There are many songs today that give us an excellent language for expressing our personal love and thanks to God but the Psalms also give us a language for anger, for frustration that the world is not as it should be, for protesting against injustice and for lamenting the tragedies that we see around us, and a language of hope for the future. We need to rediscover some of this language in our worship today – that allows the Christian community to grieve, protest, lament, and anticipate God’s final victory.
“The Psalter knows that life is dislocated. No cover-up is necessary.

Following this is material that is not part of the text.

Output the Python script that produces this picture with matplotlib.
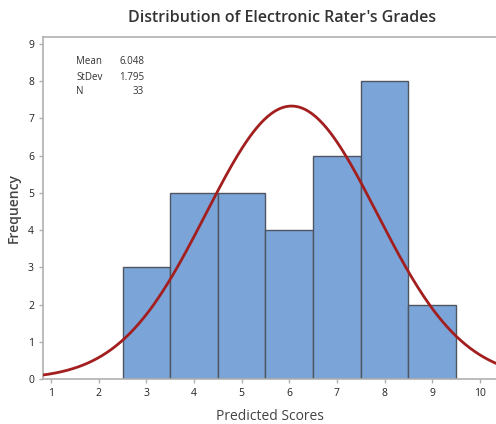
import numpy as np
import matplotlib
matplotlib.use("Agg")
import matplotlib.pyplot as plt

# histogram data
bin_centers = [3, 4, 5, 6, 7, 8, 9]
counts = [3, 5, 5, 4, 6, 8, 2]
mean = 6.048
stdev = 1.795
n = 33
x_ticks = [1, 2, 3, 4, 5, 6, 7, 8, 9, 10]
y_ticks = [0, 1, 2, 3, 4, 5, 6, 7, 8, 9]

plt.rcParams['font.family'] = ['Open Sans', 'DejaVu Sans']

fig = plt.figure(figsize=(4.96, 4.24), dpi=100)
ax = fig.add_axes([43 / 496, 1 - 379 / 424, 1 - 43 / 496, (379 - 37) / 424])

ax.bar(bin_centers, counts, width=1.0, color='#7BA5D9', edgecolor='#4F5560', linewidth=1.0, zorder=2)

# fitted normal curve scaled to counts (bin width 1)
xs = np.linspace(0.8, 10.5, 400)
ys = n * 1.0 / (stdev * np.sqrt(2 * np.pi)) * np.exp(-0.5 * ((xs - mean) / stdev) ** 2)
ax.plot(xs, ys, color='#A31F1F', linewidth=2, zorder=3)

ax.set_xlim(0.83, 10.34)
ax.set_ylim(0, 9.19)
ax.set_xticks(x_ticks)
ax.set_yticks(y_ticks)
ax.tick_params(axis='both', colors='#b0b0b0', labelcolor='#222222', labelsize=7.5, length=3, width=1)

for side in ['top', 'left', 'bottom']:
    ax.spines[side].set_color('#b0b0b0')
    ax.spines[side].set_linewidth(1.2)
ax.spines['right'].set_visible(False)

ax.set_xlabel('Predicted Scores', fontsize=10, color='#444444', labelpad=7)
ax.set_ylabel('Frequency', fontsize=10, color='#444444', fontweight='semibold', labelpad=5)
fig.text(282 / 496, 1 - 18 / 424, "Distribution of Electronic Rater's Grades",
         ha='center', va='center', fontsize=11.5, color='#333333', fontweight='semibold')

# stats box
labels = ['Mean', 'StDev', 'N']
values = ['%.3f' % mean, '%.3f' % stdev, str(n)]
for i, (lab, val) in enumerate(zip(labels, values)):
    y = 1 - (62 + i * 15) / 424
    fig.text(76 / 496, y, lab, ha='left', va='center', fontsize=7, color='#333333')
    fig.text(144 / 496, y, val, ha='right', va='center', fontsize=7, color='#333333')

fig.savefig('out.png', dpi=100)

The Psalter is a collection over a long period of time of the eloquent, passionate songs and prayers of people who are at the desperate edge of their lives” [Praying the Psalms, Walter Bruggemann, p10, Authentic media.]
Commenting on trends in worship today, Graham Cray has suggested that our real danger is that we separate worship from life – but the Psalms won’t let us. I also believe that many men connect deeply with the Psalms who may not connect so well with some worship songs.
How do we pray the psalms? One of the best ways is simply to read them out loud, but not in a detached, cerebral way. The book of Psalms begins with a promise that the person who meditates in the law of the Lord is like ‘a tree planted by streams of water, which yields its fruit in season and whose leaf does not wither. Whatever he does prospers.’ That is quite a promise. Meditation sounds like a purely mental activity, but according to Eugene Peterson:
“Meditate [hagah] is a bodily action; it involves murmuring and mumbling words, taking a kind of physical pleasure in making the sounds of the words, getting the feel of the meaning as the syllables are shaped by larynx and tongue and lips. Isaiah uses this word “meditate” for the sounds that a lion makes over its prey [Isaiah 31:4].”
[Eugene Peterson, Answering God]
The Psalms spring to life when we engage with them physically – try it!
We need to find fresh ways of using the psalms in public worship, but I wonder if the greatest service we could do for our congregations is to teach them to use the psalms in their daily lives, to become self-starters, net givers in the economy of spiritual community. As familiarity with them grows we will find that remembered psalm phrases or fragments become our everyday ‘library’ or ‘database’ to fuel our spontaneous prayer and worship – a rich resource for the Holy Spirit to prompt prayer and praise, as a defence against sin [Ps 119:11], and in crisis moments.
For example, Jonah’s Psalm-like prayer in the belly of the whale [Jonah 2:2-9] was not original, its component parts can be traced back to at least 10 sources in the Psalms. He had been to ‘Psalm-school’, worked out at ‘Psalm-gym’ and so in a moment of desperation, he had a vocabulary of prayer to draw upon.
As Psalm phrases lodge in our memories they reshape our view of God and our circumstances, enabling us to make the connection between our human condition, and God’s priorities, purposes and provisions for us. Whereas my own prayer vocabulary becomes exhausted or narrow or the issue looms so large that my faith falters, for example when praying for a nation in turmoil or persecution on a large scale, we can go to Psalm 2 and very quickly God’s perspective and agenda become ours.
How can a worship leader begin a Psalm ‘revival’ in their congregation? Simply by rediscovering the ‘missing jewel’ themselves and teaching others what they learn.